De 1871 à 1876, les tribunaux militaires avaient prononcé 13 450 condamnations à l'encontre des communards dont 7 900 peines de travaux forcés et de déportation. Durant cette période, seules quelques voix s'étaient élevées en faveur de l'amnistie, notamment celle de Victor Hugo.
En septembre 1873 et mai 1876, les propositions d'amnistie formulées respectivement par le radical Perrin et le républicain Alfred Naquet avaient été rejetées par l'Assemblée à majorité monarcho-bonapartiste élue en février 1871.
En 1876, les républicains deviennent majoritaires à la Chambre des députés. La question de l'amnistie est alors posée avec plus de force.

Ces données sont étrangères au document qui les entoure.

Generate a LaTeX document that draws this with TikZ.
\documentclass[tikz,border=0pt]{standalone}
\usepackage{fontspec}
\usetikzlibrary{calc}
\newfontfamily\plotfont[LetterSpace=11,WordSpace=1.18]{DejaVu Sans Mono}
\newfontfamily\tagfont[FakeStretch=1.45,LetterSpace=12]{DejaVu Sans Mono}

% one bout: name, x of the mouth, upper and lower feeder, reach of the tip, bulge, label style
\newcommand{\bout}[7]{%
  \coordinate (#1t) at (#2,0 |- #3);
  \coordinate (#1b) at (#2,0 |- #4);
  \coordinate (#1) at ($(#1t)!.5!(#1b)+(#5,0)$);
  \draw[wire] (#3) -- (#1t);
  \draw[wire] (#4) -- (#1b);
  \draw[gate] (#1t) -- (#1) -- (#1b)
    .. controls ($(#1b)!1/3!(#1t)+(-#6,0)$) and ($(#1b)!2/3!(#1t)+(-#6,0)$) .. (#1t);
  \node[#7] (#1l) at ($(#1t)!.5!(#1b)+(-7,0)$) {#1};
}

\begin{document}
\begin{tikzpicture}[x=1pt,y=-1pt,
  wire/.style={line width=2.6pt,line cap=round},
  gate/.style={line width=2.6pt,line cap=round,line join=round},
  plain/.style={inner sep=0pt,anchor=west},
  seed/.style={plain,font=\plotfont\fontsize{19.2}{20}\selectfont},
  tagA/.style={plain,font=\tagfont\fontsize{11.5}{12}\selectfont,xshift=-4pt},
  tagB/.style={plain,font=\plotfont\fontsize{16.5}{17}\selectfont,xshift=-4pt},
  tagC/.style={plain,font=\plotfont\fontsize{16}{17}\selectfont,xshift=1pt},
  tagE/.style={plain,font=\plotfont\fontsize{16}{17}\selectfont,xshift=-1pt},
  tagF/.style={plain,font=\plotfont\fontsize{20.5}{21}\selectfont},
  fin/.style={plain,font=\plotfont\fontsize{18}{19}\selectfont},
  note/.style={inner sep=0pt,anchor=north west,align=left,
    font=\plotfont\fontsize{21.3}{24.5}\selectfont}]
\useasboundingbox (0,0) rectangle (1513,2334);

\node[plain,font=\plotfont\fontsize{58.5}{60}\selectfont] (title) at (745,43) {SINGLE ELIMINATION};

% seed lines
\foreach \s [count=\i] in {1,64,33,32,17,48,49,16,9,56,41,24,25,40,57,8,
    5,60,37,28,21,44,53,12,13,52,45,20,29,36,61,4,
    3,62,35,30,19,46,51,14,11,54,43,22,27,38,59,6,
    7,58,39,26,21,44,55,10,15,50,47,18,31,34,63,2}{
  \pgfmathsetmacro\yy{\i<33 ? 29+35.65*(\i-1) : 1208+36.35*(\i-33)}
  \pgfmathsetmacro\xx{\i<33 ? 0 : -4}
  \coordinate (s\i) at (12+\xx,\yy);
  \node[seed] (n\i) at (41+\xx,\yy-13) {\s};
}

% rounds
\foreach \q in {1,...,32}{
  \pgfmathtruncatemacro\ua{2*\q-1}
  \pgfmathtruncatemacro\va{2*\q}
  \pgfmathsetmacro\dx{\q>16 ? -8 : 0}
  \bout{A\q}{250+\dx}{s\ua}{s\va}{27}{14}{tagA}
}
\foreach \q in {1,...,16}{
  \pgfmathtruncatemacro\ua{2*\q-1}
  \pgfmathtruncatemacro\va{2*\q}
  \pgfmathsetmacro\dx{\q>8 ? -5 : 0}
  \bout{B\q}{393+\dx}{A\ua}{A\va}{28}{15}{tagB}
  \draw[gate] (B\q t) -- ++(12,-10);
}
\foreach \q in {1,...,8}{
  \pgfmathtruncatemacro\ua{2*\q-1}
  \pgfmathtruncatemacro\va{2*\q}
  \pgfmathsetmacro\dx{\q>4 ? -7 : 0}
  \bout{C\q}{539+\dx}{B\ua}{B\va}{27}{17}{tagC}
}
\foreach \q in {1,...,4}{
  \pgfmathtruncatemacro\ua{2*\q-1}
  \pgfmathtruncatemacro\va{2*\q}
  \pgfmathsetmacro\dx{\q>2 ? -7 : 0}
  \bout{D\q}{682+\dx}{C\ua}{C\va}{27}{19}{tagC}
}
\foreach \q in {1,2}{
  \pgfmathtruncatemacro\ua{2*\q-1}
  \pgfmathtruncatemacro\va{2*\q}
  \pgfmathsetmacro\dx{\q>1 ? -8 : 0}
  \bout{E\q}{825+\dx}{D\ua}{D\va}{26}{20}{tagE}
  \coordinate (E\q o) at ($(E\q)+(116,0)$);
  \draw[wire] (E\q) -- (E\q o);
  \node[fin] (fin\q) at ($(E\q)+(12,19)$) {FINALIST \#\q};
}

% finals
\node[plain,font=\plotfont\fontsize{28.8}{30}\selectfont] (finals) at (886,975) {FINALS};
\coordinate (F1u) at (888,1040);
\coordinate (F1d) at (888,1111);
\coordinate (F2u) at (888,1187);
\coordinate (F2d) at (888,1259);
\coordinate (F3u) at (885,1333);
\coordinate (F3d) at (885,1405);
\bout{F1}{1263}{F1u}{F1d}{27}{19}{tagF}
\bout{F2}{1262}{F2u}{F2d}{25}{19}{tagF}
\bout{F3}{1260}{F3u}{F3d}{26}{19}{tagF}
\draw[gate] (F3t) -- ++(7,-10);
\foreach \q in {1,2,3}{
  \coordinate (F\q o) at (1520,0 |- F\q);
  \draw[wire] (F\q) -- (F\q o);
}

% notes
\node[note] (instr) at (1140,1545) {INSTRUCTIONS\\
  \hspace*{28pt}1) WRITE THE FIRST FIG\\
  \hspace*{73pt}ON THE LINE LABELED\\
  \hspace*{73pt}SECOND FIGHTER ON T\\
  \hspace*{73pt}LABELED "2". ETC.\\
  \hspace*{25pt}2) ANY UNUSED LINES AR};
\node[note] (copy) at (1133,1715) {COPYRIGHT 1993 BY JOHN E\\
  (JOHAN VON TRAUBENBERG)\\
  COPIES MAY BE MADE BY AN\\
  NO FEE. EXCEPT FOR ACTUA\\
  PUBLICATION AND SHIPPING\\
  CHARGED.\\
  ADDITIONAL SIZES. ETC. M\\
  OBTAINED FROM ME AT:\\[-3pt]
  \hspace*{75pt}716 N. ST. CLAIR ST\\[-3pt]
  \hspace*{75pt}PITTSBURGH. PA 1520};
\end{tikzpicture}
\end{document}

Mais des républicains modérés, notamment Gambetta, s'y opposent car ils restent hostiles aux idéaux de progrès social et démocratique, d'émancipation des travailleurs hommes ou femmes, Français ou étrangers, qui étaient ceux de la Commune. Cette révolution fait encore peur aux possédants. La proposition de Raspail en faveur de l'amnistie est rejetée par la nouvelle majorité. Fin 1876, cependant 48 condamnés étaient graciés mais non amnistiés.
En mai 1877, Mac Mahon, président de la République dissout la Chambre des députés mais une nouvelle majorité républicaine sort encore des urnes. Le 14 juillet 1878, 435 grâces sont accordées.
Le 5 janvier 1879, lors du renouvellement du tiers du Sénat, les républicains sont majoritaires. Mac Mahon démissionne et est remplacé par Jules Grévy à la présidence de la République. 2 245 condamnés sont graciés le 30 janvier 1879.
Si ces grâces sont les bienvenues pour les déportés et prisonniers qui en bénéficient, elles n'effacent pas leur condamnation. En effet, les communards n'étaient pas considérés comme des prisonniers politiques mais comme des condamnés de droit commun accusés d'avoir participé ou d'être complices de
vols, détérioration ou incendie de monuments publics ou privés, exécutions sommaires.
1879 : amnistie partielle
La question de l'amnistie revient avec force. Une première brèche est ouverte par la loi du 3 mars 1879 qui accorde l'amnistie à tous les condamnés graciés ou libérés dans les trois mois suivant la promulgation de ce texte. 3 300 condamnés sont amnistiés. Les premiers graciés amnistiés sont accueillis en triomphe à Port-Vendres en septembre 1879.
Le mouvement en faveur de l'amnistie totale prend de l'ampleur. Le Conseil général de la Seine émet le voeu d'une amnistie totale. Blanqui, enfermé à Clairvaux est élu à Bordeaux le 6 avril. L'élection est annulée mais le vieux révolutionnaire est libéré le 11 juin. En octobre, l'ancien communard gracié Alphonse Humbert est élu conseiller municipal de Paris dans le 15e arrondissement. Le Congrès ouvrier réuni à Marseille du 23 au 30 octobre 1879 à l'initiative de Jules Guesdes exalte la Commune. Fin 1879, la Chambre repousse pourtant une nouvelle fois l'amnistie totale.
1880 : l'amnistie totale
En 1880, l'anniversaire du 18 mars est célébré à Paris et dans plusieurs villes de province. Le 23 mai, une foule de Parisiens déposent des couronnes de fleurs au mur des Fédérés. Le 20 juin, le communard amnistié Trinquet est élu dans le XXe arrondissement de Paris de même que Blanqui à Lyon. Les républicains modérés s'inquiètent. En juin, Gambetta propose l'amnistie générale qu'il avait rejetée six mois plus tôt.
Le 10 juillet 1880, l'Assemblée nationale vote la grâce de tous les condamnés de la Commune qui sont amnistiés le 14 juillet devenu Fête nationale. Les derniers déportés libérés et les communards exilés rentrent en France.